REPUBLIKA.CO.ID, JAKARTA -- Pakar Hukum Tata Negara dari Universitas Indonesia Budi Darmono menyatakan seharusnya Kementerian Hukum dan HAM menuruti hasil putusan Mahkamah Agung yang mengesahkan kepengurusan PPP kubu Djan Faridz.

Budi menilai Kemenkumham sejak adanya putusan MA yang memenangkan PPP kubu Djan Faridz harus sudah mengakui kepengurusan PPP kubu Djan tersebut dengan mengeluarkan surat keputusannya.

"Kemenkumham ini terlalu banyak nuansa politiknya.

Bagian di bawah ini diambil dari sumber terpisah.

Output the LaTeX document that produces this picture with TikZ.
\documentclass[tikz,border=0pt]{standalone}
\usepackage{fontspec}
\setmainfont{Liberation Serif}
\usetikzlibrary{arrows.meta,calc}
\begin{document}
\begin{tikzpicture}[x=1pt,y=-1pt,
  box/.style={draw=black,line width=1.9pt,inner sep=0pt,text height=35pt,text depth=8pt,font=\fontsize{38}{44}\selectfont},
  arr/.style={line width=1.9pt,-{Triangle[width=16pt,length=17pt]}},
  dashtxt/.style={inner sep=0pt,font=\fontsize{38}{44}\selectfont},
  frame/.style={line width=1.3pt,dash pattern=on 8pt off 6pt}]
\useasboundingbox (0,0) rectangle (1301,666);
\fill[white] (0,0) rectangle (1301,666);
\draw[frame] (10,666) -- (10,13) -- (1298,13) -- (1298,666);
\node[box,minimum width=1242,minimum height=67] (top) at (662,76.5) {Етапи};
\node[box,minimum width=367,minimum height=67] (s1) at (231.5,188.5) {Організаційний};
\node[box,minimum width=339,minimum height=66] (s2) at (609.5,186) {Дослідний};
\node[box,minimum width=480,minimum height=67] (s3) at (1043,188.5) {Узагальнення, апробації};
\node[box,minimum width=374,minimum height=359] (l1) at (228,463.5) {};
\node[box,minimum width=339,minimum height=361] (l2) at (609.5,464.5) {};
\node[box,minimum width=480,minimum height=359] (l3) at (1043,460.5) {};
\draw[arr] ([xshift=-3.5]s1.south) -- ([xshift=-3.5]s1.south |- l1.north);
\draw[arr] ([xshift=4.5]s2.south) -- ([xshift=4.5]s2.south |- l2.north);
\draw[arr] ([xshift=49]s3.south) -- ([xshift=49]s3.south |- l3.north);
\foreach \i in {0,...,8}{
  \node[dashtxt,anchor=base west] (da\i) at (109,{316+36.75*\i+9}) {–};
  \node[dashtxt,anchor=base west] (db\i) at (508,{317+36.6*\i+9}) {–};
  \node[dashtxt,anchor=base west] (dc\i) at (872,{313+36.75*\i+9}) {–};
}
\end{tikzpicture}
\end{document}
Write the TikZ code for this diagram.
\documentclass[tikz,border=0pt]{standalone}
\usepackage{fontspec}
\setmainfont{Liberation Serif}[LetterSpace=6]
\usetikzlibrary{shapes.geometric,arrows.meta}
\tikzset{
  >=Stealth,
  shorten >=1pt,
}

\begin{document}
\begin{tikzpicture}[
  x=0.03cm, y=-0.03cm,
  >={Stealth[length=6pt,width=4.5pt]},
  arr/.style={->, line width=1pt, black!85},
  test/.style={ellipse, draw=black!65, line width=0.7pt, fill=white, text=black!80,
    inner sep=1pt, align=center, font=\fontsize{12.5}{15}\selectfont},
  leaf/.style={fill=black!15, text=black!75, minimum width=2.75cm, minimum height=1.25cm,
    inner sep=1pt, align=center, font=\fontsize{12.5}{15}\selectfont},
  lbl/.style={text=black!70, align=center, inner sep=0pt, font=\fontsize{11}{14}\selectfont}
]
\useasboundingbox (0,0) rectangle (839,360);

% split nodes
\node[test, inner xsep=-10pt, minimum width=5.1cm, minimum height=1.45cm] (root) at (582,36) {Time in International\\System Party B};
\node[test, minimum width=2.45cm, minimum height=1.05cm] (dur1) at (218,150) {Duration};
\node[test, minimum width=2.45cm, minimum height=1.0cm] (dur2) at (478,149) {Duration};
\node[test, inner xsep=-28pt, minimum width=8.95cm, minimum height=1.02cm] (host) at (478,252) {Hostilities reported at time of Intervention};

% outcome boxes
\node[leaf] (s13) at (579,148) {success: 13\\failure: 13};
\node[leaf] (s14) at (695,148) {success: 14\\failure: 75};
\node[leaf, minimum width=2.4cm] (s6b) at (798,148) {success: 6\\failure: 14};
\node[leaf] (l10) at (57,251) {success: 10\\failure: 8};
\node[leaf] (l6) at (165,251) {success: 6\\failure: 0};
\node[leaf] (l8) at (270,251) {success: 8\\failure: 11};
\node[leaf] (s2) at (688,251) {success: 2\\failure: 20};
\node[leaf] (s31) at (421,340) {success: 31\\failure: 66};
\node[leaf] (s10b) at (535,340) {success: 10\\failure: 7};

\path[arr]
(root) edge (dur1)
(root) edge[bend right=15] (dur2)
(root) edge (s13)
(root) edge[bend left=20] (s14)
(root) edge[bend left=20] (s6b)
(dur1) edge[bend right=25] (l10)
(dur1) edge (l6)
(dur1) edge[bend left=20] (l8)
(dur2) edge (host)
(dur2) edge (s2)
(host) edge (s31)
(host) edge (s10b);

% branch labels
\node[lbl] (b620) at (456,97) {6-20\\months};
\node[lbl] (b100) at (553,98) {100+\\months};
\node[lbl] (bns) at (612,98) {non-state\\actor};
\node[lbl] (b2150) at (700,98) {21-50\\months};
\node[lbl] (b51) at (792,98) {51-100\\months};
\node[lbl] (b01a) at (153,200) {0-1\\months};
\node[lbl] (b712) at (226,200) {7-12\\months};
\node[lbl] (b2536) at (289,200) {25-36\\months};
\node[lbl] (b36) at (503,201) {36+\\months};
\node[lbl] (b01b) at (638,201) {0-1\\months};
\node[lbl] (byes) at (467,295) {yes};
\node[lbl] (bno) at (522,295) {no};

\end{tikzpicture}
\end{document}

Sangat kental nuansa politiknya sehingga putusannya banyak dipengaruhi oleh politik. Sehingga dia bisa mengabaikan MA, atau mengikuti MA, tidak ada konsistensi jadinya," kata dia, Rabu (19/10).

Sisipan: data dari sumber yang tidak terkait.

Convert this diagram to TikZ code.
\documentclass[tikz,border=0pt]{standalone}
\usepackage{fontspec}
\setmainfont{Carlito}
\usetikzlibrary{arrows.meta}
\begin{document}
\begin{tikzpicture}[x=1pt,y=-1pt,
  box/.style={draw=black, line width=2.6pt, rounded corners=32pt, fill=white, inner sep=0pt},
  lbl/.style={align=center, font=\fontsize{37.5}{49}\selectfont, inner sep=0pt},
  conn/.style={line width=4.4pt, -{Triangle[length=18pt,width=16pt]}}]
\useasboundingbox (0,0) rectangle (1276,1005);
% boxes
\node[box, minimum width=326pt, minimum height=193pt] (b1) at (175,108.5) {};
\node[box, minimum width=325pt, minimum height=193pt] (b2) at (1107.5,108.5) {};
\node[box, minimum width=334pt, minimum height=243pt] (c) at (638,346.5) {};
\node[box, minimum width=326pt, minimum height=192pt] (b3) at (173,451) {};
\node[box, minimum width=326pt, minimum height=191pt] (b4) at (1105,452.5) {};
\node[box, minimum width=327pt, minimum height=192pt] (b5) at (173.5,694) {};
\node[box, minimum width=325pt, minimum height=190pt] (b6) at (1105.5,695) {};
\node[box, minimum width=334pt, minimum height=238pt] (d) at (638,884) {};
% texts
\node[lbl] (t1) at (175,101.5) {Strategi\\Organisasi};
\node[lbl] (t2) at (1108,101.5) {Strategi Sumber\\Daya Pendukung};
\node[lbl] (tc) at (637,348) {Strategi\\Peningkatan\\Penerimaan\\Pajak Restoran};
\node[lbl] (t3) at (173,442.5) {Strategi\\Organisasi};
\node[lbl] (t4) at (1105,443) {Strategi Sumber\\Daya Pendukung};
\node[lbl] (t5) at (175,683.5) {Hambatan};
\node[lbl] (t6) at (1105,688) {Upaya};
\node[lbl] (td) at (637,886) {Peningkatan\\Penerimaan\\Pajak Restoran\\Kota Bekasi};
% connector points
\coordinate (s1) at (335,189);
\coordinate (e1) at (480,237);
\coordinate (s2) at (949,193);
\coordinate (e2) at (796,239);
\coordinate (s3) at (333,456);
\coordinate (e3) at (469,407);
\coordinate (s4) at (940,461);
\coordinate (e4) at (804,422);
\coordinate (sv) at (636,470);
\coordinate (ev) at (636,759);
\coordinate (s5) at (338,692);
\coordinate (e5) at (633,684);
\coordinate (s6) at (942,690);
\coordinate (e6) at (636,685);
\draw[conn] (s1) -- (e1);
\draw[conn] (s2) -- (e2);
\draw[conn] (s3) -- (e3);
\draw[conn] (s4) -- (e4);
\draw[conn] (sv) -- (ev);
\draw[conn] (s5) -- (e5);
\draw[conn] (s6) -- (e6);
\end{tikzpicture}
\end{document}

Seharusnya, kata Budi, Kemenkumham itu mengikuti putusan dari yudikatif. Ia pun membandingkan dengan kasus pecah kongsinya Partai Golkar beberapa waktu lalu yang kemudian kasus tersebut dibawa ke MA.

MA pun kemudian mengeluarkan putusan yang mengesahkan Aburizal Bakrie sebagai ketua umum. Dan saat itu, Kemenkumhan mengikuti putusan MA.

"Jadi kita tunggu saja putusan MK ini, karena dua lembaga ini (MA dan Kemenkumham) kan bertentangan. Yudikatif dan eksekutif memang biasa sering terjadi pertentangan. Seharusnya itu kan Kemenkumham mengikuti putusan MA," ucap dia.

Jika putusan MK nantinya mengesahkan kepengurusan PPP kubu Djan Faridz, maka tidak ada alasan lagi bagi KPU khususnya untuk tidak menggunakan putusan MK tersebut sebagai rujukan. Bahwa, KPU harus mengikuti putusan yang nantinya dikeluarkan MK terkait penyelesaian sengketa kepengurusan PPP.

Jika putusan tersebut keluar sebelum 24 Oktober, kata dia, maka KPU pun harus membatalkan kepengurusan PPP kubu Romi. "Seharusnya KPU pun melihatnya seperti itu," kata dia.

Bahkan, sejak adanya putusan MA beberapa waktu lalu, KPU juga semestinya mengikuti putusan MA yang mengesahkan kubu Djan itu. Sebab, harus diketahui, pengadilan adalah institusi untuk penafisir hukum. "Terus buat apa ada pengadilan kalau akhirnya putusannya diabaikan," ujar dia.

Karena kondisi ini, muncul ketidakpastian hukum. Sebab, di satu kasus Kemenkumham mengikuti MA dan di kasus PPP malah tidak mengikutinya. "Tapi memang kadang di hukum kita itu tidak konsisten. Dulu waktu MA memenangkan Aburizal terus dia (Kemenkumham) mengikuti kan. Aburizal yang berhak. Sekarang, dia tidak mengikuti putusan MA," ujar dia.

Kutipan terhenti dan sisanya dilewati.